### [YOUR INSTRUCTIONS]
Print the listing as it stands, omitting all images.

— begin PROVIDED DATA —

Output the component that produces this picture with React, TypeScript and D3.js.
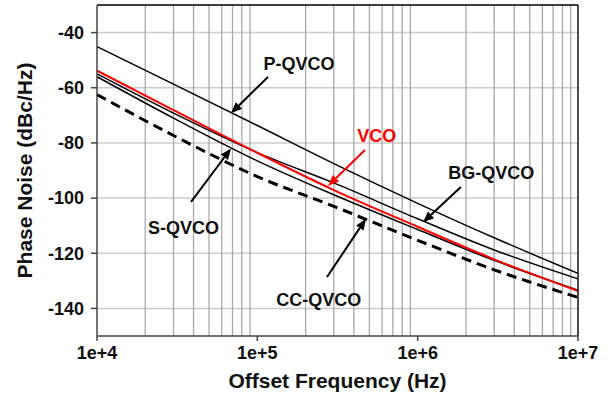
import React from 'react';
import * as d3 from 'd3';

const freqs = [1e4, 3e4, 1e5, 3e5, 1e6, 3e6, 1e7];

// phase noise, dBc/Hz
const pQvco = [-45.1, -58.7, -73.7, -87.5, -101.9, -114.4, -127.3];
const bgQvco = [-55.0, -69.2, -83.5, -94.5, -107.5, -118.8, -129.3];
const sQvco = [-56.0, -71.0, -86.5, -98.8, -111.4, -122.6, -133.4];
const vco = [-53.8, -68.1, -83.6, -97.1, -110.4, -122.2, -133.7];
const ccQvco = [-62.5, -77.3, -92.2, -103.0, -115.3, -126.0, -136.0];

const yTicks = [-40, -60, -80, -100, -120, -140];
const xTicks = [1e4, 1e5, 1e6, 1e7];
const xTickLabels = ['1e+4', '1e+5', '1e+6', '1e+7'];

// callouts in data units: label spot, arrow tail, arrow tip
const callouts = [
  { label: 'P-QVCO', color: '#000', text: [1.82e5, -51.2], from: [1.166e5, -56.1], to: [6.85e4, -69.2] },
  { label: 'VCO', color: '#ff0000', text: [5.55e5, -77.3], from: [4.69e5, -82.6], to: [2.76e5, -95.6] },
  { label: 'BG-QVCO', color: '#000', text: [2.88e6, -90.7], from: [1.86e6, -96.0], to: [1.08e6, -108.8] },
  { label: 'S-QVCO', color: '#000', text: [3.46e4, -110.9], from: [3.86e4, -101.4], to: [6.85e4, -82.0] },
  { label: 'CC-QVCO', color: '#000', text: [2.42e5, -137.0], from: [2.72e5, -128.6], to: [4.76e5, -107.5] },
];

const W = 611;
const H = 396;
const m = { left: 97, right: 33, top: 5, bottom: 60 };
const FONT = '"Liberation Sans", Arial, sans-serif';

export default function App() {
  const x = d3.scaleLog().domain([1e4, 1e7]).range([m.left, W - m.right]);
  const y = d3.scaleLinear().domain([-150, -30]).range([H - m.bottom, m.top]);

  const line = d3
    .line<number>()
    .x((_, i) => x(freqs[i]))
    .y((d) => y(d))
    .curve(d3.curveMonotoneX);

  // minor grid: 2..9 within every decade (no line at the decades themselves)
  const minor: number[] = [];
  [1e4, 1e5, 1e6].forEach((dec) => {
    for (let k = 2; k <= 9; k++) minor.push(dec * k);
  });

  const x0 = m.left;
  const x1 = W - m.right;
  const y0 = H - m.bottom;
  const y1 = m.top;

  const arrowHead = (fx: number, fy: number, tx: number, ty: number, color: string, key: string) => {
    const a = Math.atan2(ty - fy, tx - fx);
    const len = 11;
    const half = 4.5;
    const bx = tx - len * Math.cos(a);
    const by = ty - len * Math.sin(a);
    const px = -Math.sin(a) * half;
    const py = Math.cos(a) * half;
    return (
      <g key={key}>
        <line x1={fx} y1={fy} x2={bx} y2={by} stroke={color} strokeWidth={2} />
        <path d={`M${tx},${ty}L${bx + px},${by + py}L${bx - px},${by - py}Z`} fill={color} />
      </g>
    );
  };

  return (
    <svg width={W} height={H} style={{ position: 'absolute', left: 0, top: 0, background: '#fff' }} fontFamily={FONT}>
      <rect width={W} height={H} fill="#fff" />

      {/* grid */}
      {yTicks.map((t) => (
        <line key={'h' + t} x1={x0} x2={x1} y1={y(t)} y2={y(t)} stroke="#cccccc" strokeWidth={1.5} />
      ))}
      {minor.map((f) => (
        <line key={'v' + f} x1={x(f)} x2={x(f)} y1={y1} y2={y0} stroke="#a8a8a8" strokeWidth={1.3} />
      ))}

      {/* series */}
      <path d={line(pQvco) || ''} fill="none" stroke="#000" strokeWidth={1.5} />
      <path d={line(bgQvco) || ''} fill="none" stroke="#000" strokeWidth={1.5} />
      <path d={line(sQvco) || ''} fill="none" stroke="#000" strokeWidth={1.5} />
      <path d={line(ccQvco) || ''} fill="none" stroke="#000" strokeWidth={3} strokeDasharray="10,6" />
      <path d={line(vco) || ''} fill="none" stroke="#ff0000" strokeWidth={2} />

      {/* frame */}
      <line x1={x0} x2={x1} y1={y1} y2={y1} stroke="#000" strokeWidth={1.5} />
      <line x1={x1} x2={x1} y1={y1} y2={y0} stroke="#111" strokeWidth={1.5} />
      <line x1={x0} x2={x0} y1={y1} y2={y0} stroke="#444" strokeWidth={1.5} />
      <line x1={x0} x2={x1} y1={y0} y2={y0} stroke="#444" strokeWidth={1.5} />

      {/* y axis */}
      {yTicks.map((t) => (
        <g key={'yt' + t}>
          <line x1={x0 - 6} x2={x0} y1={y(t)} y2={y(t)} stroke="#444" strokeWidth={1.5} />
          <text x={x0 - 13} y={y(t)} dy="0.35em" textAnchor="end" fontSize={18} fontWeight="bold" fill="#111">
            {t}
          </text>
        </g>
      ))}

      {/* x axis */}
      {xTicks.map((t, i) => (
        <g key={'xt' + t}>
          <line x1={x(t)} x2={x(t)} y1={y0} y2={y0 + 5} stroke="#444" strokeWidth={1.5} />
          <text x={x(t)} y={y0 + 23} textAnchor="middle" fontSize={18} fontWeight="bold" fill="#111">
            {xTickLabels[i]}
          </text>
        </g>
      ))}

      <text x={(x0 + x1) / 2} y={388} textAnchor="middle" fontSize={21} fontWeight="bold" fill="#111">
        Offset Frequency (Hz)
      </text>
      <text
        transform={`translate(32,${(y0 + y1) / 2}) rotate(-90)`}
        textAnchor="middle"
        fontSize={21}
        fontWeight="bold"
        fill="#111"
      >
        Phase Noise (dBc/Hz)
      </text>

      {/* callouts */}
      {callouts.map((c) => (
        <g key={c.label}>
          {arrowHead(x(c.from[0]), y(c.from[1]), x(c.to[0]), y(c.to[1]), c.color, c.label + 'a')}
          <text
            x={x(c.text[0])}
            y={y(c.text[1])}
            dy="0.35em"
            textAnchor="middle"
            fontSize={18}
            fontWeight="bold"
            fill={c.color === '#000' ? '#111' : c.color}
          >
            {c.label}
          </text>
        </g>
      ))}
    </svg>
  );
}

— end PROVIDED DATA —

### [TASK ANSWER]
Output the component that produces this picture with React, TypeScript and D3.js.
import React from 'react';
import * as d3 from 'd3';

const freqs = [1e4, 3e4, 1e5, 3e5, 1e6, 3e6, 1e7];

// phase noise, dBc/Hz
const pQvco = [-45.1, -58.7, -73.7, -87.5, -101.9, -114.4, -127.3];
const bgQvco = [-55.0, -69.2, -83.5, -94.5, -107.5, -118.8, -129.3];
const sQvco = [-56.0, -71.0, -86.5, -98.8, -111.4, -122.6, -133.4];
const vco = [-53.8, -68.1, -83.6, -97.1, -110.4, -122.2, -133.7];
const ccQvco = [-62.5, -77.3, -92.2, -103.0, -115.3, -126.0, -136.0];

const yTicks = [-40, -60, -80, -100, -120, -140];
const xTicks = [1e4, 1e5, 1e6, 1e7];
const xTickLabels = ['1e+4', '1e+5', '1e+6', '1e+7'];

// callouts in data units: label spot, arrow tail, arrow tip
const callouts = [
  { label: 'P-QVCO', color: '#000', text: [1.82e5, -51.2], from: [1.166e5, -56.1], to: [6.85e4, -69.2] },
  { label: 'VCO', color: '#ff0000', text: [5.55e5, -77.3], from: [4.69e5, -82.6], to: [2.76e5, -95.6] },
  { label: 'BG-QVCO', color: '#000', text: [2.88e6, -90.7], from: [1.86e6, -96.0], to: [1.08e6, -108.8] },
  { label: 'S-QVCO', color: '#000', text: [3.46e4, -110.9], from: [3.86e4, -101.4], to: [6.85e4, -82.0] },
  { label: 'CC-QVCO', color: '#000', text: [2.42e5, -137.0], from: [2.72e5, -128.6], to: [4.76e5, -107.5] },
];

const W = 611;
const H = 396;
const m = { left: 97, right: 33, top: 5, bottom: 60 };
const FONT = '"Liberation Sans", Arial, sans-serif';

export default function App() {
  const x = d3.scaleLog().domain([1e4, 1e7]).range([m.left, W - m.right]);
  const y = d3.scaleLinear().domain([-150, -30]).range([H - m.bottom, m.top]);

  const line = d3
    .line<number>()
    .x((_, i) => x(freqs[i]))
    .y((d) => y(d))
    .curve(d3.curveMonotoneX);

  // minor grid: 2..9 within every decade (no line at the decades themselves)
  const minor: number[] = [];
  [1e4, 1e5, 1e6].forEach((dec) => {
    for (let k = 2; k <= 9; k++) minor.push(dec * k);
  });

  const x0 = m.left;
  const x1 = W - m.right;
  const y0 = H - m.bottom;
  const y1 = m.top;

  const arrowHead = (fx: number, fy: number, tx: number, ty: number, color: string, key: string) => {
    const a = Math.atan2(ty - fy, tx - fx);
    const len = 11;
    const half = 4.5;
    const bx = tx - len * Math.cos(a);
    const by = ty - len * Math.sin(a);
    const px = -Math.sin(a) * half;
    const py = Math.cos(a) * half;
    return (
      <g key={key}>
        <line x1={fx} y1={fy} x2={bx} y2={by} stroke={color} strokeWidth={2} />
        <path d={`M${tx},${ty}L${bx + px},${by + py}L${bx - px},${by - py}Z`} fill={color} />
      </g>
    );
  };

  return (
    <svg width={W} height={H} style={{ position: 'absolute', left: 0, top: 0, background: '#fff' }} fontFamily={FONT}>
      <rect width={W} height={H} fill="#fff" />

      {/* grid */}
      {yTicks.map((t) => (
        <line key={'h' + t} x1={x0} x2={x1} y1={y(t)} y2={y(t)} stroke="#cccccc" strokeWidth={1.5} />
      ))}
      {minor.map((f) => (
        <line key={'v' + f} x1={x(f)} x2={x(f)} y1={y1} y2={y0} stroke="#a8a8a8" strokeWidth={1.3} />
      ))}

      {/* series */}
      <path d={line(pQvco) || ''} fill="none" stroke="#000" strokeWidth={1.5} />
      <path d={line(bgQvco) || ''} fill="none" stroke="#000" strokeWidth={1.5} />
      <path d={line(sQvco) || ''} fill="none" stroke="#000" strokeWidth={1.5} />
      <path d={line(ccQvco) || ''} fill="none" stroke="#000" strokeWidth={3} strokeDasharray="10,6" />
      <path d={line(vco) || ''} fill="none" stroke="#ff0000" strokeWidth={2} />

      {/* frame */}
      <line x1={x0} x2={x1} y1={y1} y2={y1} stroke="#000" strokeWidth={1.5} />
      <line x1={x1} x2={x1} y1={y1} y2={y0} stroke="#111" strokeWidth={1.5} />
      <line x1={x0} x2={x0} y1={y1} y2={y0} stroke="#444" strokeWidth={1.5} />
      <line x1={x0} x2={x1} y1={y0} y2={y0} stroke="#444" strokeWidth={1.5} />

      {/* y axis */}
      {yTicks.map((t) => (
        <g key={'yt' + t}>
          <line x1={x0 - 6} x2={x0} y1={y(t)} y2={y(t)} stroke="#444" strokeWidth={1.5} />
          <text x={x0 - 13} y={y(t)} dy="0.35em" textAnchor="end" fontSize={18} fontWeight="bold" fill="#111">
            {t}
          </text>
        </g>
      ))}

      {/* x axis */}
      {xTicks.map((t, i) => (
        <g key={'xt' + t}>
          <line x1={x(t)} x2={x(t)} y1={y0} y2={y0 + 5} stroke="#444" strokeWidth={1.5} />
          <text x={x(t)} y={y0 + 23} textAnchor="middle" fontSize={18} fontWeight="bold" fill="#111">
            {xTickLabels[i]}
          </text>
        </g>
      ))}

      <text x={(x0 + x1) / 2} y={388} textAnchor="middle" fontSize={21} fontWeight="bold" fill="#111">
        Offset Frequency (Hz)
      </text>
      <text
        transform={`translate(32,${(y0 + y1) / 2}) rotate(-90)`}
        textAnchor="middle"
        fontSize={21}
        fontWeight="bold"
        fill="#111"
      >
        Phase Noise (dBc/Hz)
      </text>

      {/* callouts */}
      {callouts.map((c) => (
        <g key={c.label}>
          {arrowHead(x(c.from[0]), y(c.from[1]), x(c.to[0]), y(c.to[1]), c.color, c.label + 'a')}
          <text
            x={x(c.text[0])}
            y={y(c.text[1])}
            dy="0.35em"
            textAnchor="middle"
            fontSize={18}
            fontWeight="bold"
            fill={c.color === '#000' ? '#111' : c.color}
          >
            {c.label}
          </text>
        </g>
      ))}
    </svg>
  );
}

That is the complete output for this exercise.